# Pumkinville is no more



## lewlew (Mar 15, 2006)

Found out today that Finney's Pumkinville will no longer be having their Fall festival weekends or their haunted corn maze. 

For those in Northwest PA it was almost tradition to make a trip to Finney's to check out their yard displays, have some pumpkin pie, some apple cider and then attend the Haunted Corn Maze after dark. But... for a variety of reasons they have decided to call it quits.

I talked with one of the owners and they stated that they had lost money for the last four years running. (Hard to believe with the prices they were charging for pumpkins, but we bought them anyway!)

Their corn maze was one of the best around. They would scare the living crap out of you. Complete with lighting, sound, and some great actors. They inspired me to do the corn maze I have in my driveway (a pale imitation).

Seems someone in lower NY is going to buy all their props, masks, and figures. Don't know if it's anyone here. I was hoping they'd give a few to the local boy. 
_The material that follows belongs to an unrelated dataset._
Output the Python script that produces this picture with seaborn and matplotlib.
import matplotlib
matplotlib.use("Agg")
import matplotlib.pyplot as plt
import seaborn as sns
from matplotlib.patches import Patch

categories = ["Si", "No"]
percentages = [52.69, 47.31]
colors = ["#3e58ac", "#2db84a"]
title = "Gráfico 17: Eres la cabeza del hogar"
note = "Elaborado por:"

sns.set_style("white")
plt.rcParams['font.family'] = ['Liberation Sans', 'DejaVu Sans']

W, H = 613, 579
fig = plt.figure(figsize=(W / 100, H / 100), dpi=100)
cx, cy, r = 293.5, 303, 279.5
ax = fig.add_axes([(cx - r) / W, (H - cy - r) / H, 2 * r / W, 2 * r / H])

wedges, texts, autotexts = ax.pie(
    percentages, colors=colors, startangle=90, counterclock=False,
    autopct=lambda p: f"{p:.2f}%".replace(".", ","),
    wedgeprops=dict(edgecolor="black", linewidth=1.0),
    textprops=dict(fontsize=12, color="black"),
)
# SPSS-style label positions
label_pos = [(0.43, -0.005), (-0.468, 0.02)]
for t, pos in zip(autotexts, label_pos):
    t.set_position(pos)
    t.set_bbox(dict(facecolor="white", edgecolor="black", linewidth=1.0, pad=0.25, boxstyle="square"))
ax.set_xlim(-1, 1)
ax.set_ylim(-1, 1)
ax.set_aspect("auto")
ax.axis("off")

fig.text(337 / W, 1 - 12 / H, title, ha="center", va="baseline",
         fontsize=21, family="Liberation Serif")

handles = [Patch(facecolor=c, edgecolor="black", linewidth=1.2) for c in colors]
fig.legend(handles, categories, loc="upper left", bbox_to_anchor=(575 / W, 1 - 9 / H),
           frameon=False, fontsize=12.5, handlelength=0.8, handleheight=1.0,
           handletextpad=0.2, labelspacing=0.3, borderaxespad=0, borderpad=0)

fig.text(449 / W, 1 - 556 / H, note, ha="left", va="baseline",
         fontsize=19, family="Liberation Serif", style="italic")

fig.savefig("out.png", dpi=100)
Really sorry to see them go. Anyone else see this going on in their area?


----------



## jdubbya (Nov 6, 2005)

Wow! Sad to see Finneys go. 
We have been going there every year since our oldest (now 21) was a little boy. It never changed much but was always a kick to see and the kids loved it. They really loved watching the cows eat the pumpkins.You're right about the pumpkin prices. Yikes! 
The corn maze was really great too.
One less place to visit this fall.


----------